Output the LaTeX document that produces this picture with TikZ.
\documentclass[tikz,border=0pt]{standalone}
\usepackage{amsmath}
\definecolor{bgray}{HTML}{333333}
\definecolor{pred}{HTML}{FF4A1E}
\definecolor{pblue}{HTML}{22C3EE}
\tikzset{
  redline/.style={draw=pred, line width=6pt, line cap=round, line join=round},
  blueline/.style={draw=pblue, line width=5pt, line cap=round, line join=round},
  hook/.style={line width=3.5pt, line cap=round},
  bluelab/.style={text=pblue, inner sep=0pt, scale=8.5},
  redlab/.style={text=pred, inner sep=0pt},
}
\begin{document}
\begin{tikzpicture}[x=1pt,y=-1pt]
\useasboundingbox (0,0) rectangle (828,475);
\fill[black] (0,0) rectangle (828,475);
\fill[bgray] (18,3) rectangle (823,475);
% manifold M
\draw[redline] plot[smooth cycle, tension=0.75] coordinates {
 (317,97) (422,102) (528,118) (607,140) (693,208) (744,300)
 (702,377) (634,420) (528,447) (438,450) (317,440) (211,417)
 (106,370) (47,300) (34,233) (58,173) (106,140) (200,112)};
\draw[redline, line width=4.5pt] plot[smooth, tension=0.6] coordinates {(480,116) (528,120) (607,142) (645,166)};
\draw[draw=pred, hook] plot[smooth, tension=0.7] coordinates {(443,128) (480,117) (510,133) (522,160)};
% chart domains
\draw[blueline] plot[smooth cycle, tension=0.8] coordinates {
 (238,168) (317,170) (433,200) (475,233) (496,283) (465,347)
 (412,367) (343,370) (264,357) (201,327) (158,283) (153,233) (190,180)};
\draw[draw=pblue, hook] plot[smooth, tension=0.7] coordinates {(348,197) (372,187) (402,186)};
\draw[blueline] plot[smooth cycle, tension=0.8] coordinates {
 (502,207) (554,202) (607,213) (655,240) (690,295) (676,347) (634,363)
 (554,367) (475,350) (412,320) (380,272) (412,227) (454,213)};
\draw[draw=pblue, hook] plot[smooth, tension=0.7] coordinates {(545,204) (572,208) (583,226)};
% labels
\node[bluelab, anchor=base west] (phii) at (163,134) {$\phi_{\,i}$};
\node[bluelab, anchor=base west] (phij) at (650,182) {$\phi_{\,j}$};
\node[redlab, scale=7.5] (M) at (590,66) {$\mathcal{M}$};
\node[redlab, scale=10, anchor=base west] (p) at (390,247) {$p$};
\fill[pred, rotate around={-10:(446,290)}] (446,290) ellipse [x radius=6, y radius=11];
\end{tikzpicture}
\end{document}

——————————

**INSTRUCTION**:
Using the data above, output each line exactly.

**PROBLEM SOLUTION**:
Output the LaTeX document that produces this picture with TikZ.
\documentclass[tikz,border=0pt]{standalone}
\usepackage{amsmath}
\definecolor{bgray}{HTML}{333333}
\definecolor{pred}{HTML}{FF4A1E}
\definecolor{pblue}{HTML}{22C3EE}
\tikzset{
  redline/.style={draw=pred, line width=6pt, line cap=round, line join=round},
  blueline/.style={draw=pblue, line width=5pt, line cap=round, line join=round},
  hook/.style={line width=3.5pt, line cap=round},
  bluelab/.style={text=pblue, inner sep=0pt, scale=8.5},
  redlab/.style={text=pred, inner sep=0pt},
}
\begin{document}
\begin{tikzpicture}[x=1pt,y=-1pt]
\useasboundingbox (0,0) rectangle (828,475);
\fill[black] (0,0) rectangle (828,475);
\fill[bgray] (18,3) rectangle (823,475);
% manifold M
\draw[redline] plot[smooth cycle, tension=0.75] coordinates {
 (317,97) (422,102) (528,118) (607,140) (693,208) (744,300)
 (702,377) (634,420) (528,447) (438,450) (317,440) (211,417)
 (106,370) (47,300) (34,233) (58,173) (106,140) (200,112)};
\draw[redline, line width=4.5pt] plot[smooth, tension=0.6] coordinates {(480,116) (528,120) (607,142) (645,166)};
\draw[draw=pred, hook] plot[smooth, tension=0.7] coordinates {(443,128) (480,117) (510,133) (522,160)};
% chart domains
\draw[blueline] plot[smooth cycle, tension=0.8] coordinates {
 (238,168) (317,170) (433,200) (475,233) (496,283) (465,347)
 (412,367) (343,370) (264,357) (201,327) (158,283) (153,233) (190,180)};
\draw[draw=pblue, hook] plot[smooth, tension=0.7] coordinates {(348,197) (372,187) (402,186)};
\draw[blueline] plot[smooth cycle, tension=0.8] coordinates {
 (502,207) (554,202) (607,213) (655,240) (690,295) (676,347) (634,363)
 (554,367) (475,350) (412,320) (380,272) (412,227) (454,213)};
\draw[draw=pblue, hook] plot[smooth, tension=0.7] coordinates {(545,204) (572,208) (583,226)};
% labels
\node[bluelab, anchor=base west] (phii) at (163,134) {$\phi_{\,i}$};
\node[bluelab, anchor=base west] (phij) at (650,182) {$\phi_{\,j}$};
\node[redlab, scale=7.5] (M) at (590,66) {$\mathcal{M}$};
\node[redlab, scale=10, anchor=base west] (p) at (390,247) {$p$};
\fill[pred, rotate around={-10:(446,290)}] (446,290) ellipse [x radius=6, y radius=11];
\end{tikzpicture}
\end{document}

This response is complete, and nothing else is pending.